### Goal
Begin with the line that contains "Recreate this image as a Python" and end with the line that contains "width=0.67, saturation=1, ax=ax, legend=True)", transcribing exactly each line in that stretch and no other.

Collected data
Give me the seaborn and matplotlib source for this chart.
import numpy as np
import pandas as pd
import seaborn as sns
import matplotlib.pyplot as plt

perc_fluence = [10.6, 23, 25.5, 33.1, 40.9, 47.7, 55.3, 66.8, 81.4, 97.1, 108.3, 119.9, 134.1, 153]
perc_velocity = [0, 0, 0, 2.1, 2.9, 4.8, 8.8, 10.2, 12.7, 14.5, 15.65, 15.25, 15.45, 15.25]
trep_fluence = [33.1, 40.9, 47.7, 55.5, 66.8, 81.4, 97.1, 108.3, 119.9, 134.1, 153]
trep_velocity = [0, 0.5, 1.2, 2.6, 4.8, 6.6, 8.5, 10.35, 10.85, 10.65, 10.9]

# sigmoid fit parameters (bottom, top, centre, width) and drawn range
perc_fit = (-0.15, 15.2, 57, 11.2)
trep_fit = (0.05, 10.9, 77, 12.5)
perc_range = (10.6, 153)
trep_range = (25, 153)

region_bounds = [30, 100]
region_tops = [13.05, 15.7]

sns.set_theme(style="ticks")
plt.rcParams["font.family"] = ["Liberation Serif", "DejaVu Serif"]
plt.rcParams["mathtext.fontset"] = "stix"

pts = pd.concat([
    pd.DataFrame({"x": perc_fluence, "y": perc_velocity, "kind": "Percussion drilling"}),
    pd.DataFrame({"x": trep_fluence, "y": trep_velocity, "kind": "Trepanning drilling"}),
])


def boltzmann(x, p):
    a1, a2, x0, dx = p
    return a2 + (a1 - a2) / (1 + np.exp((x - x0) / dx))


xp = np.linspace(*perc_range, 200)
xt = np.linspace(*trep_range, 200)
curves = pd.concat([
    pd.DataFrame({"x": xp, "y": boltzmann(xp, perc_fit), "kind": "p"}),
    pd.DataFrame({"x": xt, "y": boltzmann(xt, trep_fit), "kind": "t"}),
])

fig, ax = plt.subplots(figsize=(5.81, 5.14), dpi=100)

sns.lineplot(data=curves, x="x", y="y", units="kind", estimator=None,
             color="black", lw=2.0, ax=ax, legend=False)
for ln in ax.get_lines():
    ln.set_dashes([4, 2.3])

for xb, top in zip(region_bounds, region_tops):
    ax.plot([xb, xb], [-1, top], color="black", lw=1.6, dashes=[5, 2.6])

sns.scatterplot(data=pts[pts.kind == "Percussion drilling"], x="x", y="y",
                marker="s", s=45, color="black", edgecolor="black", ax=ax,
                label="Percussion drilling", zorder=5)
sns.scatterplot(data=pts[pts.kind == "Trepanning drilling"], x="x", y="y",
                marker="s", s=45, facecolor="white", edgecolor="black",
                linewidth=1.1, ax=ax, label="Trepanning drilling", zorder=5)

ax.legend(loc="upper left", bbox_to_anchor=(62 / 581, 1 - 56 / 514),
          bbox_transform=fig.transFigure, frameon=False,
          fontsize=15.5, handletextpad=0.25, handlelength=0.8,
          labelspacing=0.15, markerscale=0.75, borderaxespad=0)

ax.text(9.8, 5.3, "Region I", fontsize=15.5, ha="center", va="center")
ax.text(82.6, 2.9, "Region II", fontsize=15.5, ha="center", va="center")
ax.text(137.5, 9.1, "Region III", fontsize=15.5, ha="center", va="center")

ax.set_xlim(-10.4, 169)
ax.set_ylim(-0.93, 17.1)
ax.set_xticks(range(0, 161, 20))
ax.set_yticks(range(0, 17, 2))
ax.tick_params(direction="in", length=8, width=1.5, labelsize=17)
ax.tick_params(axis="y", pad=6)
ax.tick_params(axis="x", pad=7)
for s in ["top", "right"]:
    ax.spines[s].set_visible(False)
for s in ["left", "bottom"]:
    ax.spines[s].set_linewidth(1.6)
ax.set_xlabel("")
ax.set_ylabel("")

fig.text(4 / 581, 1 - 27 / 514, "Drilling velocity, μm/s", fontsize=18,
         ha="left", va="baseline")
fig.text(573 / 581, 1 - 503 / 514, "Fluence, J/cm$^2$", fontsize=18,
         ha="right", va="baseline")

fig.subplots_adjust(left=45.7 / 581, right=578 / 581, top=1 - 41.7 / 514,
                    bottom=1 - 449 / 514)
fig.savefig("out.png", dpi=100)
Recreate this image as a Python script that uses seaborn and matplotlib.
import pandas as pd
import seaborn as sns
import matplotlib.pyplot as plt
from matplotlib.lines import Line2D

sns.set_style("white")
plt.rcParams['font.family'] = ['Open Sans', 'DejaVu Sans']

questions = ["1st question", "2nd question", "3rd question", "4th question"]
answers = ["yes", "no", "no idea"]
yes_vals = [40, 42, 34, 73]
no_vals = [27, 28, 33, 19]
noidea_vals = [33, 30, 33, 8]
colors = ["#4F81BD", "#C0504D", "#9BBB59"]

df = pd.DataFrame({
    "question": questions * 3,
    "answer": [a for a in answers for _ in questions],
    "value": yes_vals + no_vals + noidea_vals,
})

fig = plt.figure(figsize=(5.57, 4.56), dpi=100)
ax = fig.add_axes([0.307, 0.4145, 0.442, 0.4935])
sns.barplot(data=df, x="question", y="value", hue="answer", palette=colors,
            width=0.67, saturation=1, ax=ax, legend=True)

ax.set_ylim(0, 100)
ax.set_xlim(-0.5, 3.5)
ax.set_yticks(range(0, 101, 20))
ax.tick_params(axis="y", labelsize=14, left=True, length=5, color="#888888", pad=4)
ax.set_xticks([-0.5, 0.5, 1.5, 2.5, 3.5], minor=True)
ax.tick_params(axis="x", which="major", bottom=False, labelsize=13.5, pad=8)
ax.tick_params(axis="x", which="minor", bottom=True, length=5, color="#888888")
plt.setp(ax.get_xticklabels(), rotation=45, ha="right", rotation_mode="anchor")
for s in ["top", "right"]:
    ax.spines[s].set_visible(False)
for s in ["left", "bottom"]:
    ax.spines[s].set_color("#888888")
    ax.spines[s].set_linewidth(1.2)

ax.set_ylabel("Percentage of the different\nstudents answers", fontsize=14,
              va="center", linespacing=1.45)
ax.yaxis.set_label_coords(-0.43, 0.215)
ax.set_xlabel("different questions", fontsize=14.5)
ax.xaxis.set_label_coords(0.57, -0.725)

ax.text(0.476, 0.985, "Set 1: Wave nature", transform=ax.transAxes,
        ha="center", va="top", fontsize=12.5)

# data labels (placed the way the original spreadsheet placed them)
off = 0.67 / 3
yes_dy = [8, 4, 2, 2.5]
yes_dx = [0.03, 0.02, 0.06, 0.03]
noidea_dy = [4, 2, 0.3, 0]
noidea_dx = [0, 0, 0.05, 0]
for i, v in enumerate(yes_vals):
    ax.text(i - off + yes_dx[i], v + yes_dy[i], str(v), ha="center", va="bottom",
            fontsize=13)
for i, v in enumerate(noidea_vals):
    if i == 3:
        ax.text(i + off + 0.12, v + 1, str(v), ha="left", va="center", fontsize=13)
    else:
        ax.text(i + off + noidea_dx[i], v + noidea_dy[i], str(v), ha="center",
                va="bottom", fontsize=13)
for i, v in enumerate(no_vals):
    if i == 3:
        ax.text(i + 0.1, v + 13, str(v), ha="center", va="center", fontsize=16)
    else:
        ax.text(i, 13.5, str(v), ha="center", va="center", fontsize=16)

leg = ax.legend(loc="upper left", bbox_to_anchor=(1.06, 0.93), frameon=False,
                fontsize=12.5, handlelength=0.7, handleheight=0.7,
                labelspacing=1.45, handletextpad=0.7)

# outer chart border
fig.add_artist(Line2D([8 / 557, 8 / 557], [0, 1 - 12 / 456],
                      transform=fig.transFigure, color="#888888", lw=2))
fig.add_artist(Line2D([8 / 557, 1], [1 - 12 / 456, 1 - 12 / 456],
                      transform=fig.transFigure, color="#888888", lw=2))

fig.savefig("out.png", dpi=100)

--

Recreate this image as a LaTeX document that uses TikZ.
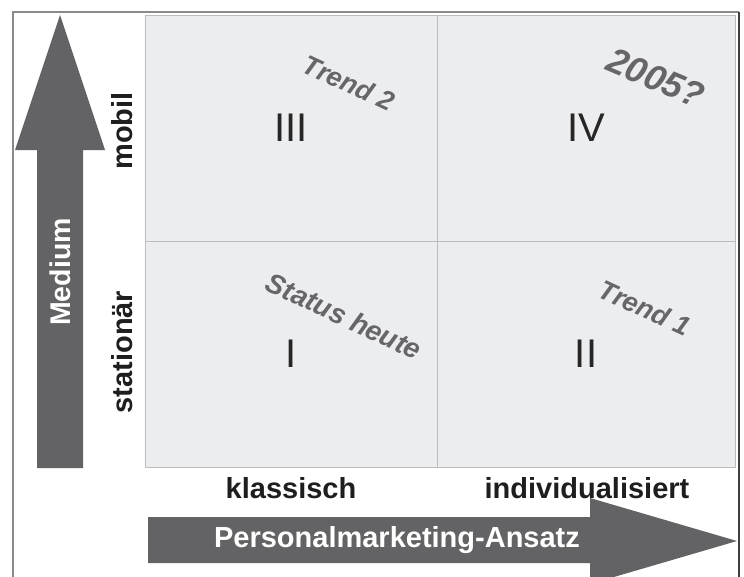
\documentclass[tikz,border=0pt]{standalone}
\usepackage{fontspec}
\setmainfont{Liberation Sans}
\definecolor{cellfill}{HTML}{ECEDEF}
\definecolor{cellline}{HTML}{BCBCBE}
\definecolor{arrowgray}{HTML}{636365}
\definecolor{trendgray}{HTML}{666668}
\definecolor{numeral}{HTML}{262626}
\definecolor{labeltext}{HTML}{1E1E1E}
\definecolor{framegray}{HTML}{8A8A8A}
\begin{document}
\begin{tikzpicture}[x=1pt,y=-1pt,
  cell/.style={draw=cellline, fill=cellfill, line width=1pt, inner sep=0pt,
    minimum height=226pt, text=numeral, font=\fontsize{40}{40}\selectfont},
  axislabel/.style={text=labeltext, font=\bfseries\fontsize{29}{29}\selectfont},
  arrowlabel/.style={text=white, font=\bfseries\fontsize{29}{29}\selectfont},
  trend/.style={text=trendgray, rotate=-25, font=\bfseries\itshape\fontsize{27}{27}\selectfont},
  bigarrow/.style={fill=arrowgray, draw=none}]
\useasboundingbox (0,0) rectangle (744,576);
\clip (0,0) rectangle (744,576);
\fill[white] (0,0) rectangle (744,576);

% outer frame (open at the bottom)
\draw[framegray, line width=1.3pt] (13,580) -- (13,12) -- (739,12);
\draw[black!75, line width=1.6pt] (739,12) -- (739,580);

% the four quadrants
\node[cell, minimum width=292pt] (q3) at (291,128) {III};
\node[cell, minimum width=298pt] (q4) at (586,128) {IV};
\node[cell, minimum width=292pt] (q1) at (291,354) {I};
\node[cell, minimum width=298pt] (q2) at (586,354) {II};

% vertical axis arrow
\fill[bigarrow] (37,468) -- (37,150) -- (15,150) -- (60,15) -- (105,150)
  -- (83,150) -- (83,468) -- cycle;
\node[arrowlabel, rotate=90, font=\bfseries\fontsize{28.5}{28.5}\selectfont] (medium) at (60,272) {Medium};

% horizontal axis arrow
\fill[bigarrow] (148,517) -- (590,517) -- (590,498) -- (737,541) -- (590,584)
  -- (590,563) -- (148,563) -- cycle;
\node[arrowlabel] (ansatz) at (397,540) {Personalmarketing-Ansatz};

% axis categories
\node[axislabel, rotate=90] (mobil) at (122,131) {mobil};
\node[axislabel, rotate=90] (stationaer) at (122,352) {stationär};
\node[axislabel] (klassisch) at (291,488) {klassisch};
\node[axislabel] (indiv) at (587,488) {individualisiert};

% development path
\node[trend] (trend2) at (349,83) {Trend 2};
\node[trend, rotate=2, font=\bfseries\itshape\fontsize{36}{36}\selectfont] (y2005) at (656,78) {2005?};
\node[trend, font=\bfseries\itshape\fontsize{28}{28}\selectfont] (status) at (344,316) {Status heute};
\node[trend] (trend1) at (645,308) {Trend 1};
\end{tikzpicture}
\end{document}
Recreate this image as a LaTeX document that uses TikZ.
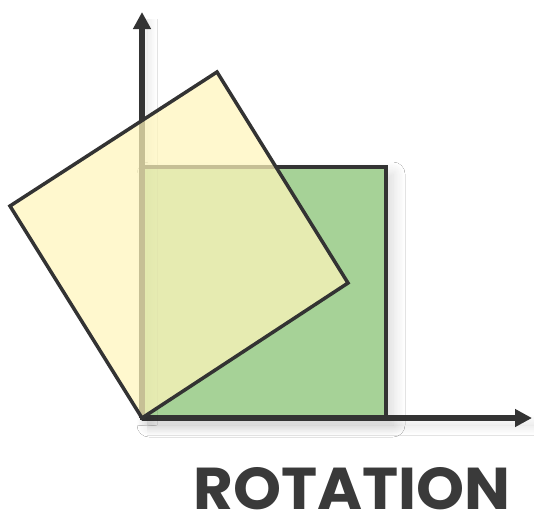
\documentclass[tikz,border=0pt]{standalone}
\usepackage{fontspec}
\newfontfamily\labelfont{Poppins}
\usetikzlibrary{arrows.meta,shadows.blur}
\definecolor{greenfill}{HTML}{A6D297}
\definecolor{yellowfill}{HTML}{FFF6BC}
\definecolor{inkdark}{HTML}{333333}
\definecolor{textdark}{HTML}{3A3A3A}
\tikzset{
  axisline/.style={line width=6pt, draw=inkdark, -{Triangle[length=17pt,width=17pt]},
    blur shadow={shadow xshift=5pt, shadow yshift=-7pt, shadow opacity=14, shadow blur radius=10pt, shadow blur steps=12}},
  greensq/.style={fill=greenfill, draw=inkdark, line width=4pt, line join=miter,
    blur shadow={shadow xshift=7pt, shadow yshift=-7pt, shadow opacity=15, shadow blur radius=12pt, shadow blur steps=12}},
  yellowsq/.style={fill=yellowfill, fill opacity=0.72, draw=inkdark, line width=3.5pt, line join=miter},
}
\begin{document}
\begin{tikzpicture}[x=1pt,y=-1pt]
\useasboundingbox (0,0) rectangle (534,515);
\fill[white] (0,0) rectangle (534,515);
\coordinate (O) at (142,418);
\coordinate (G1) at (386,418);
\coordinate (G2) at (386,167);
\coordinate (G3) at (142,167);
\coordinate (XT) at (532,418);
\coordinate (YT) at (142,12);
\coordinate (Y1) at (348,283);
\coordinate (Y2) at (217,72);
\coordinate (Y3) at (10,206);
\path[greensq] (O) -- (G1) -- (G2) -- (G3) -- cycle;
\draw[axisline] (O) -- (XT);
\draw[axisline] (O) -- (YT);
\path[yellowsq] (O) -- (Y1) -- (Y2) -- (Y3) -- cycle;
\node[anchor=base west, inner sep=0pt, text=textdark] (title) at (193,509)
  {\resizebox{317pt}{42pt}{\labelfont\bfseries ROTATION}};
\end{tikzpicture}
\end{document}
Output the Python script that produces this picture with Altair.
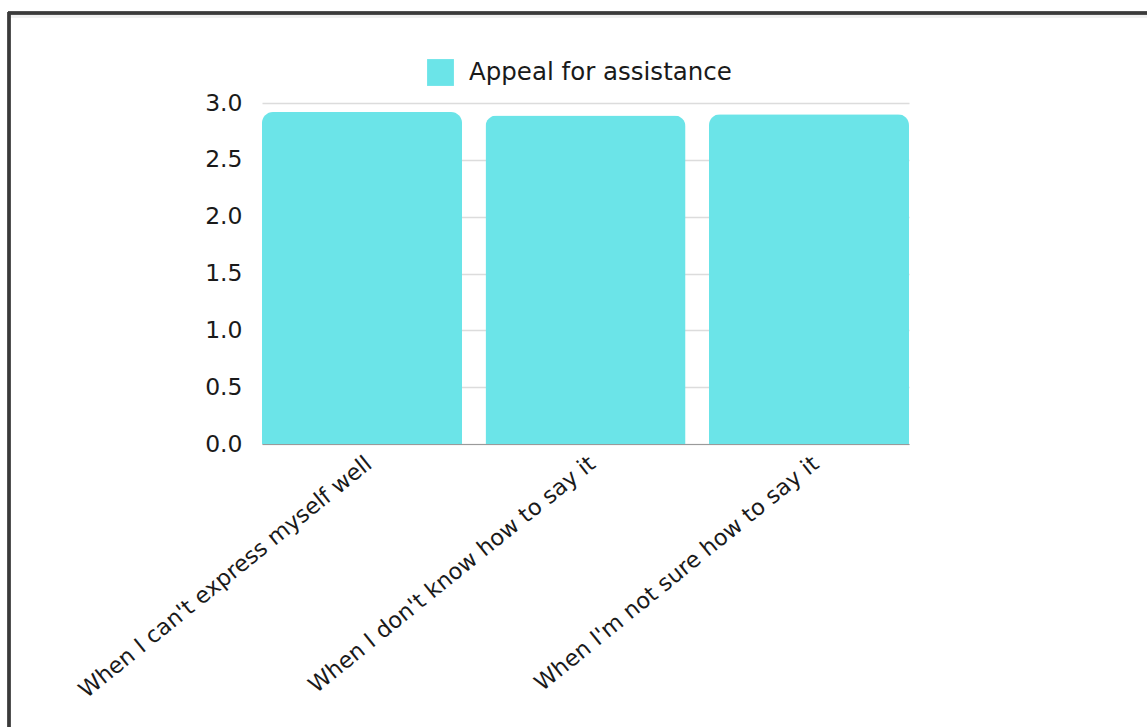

### Full output
Recreate this image as a Python script that uses seaborn and matplotlib.
import pandas as pd
import seaborn as sns
import matplotlib.pyplot as plt
from matplotlib.lines import Line2D

sns.set_style("white")
plt.rcParams['font.family'] = ['Open Sans', 'DejaVu Sans']

questions = ["1st question", "2nd question", "3rd question", "4th question"]
answers = ["yes", "no", "no idea"]
yes_vals = [40, 42, 34, 73]
no_vals = [27, 28, 33, 19]
noidea_vals = [33, 30, 33, 8]
colors = ["#4F81BD", "#C0504D", "#9BBB59"]

df = pd.DataFrame({
    "question": questions * 3,
    "answer": [a for a in answers for _ in questions],
    "value": yes_vals + no_vals + noidea_vals,
})

fig = plt.figure(figsize=(5.57, 4.56), dpi=100)
ax = fig.add_axes([0.307, 0.4145, 0.442, 0.4935])
sns.barplot(data=df, x="question", y="value", hue="answer", palette=colors,
            width=0.67, saturation=1, ax=ax, legend=True)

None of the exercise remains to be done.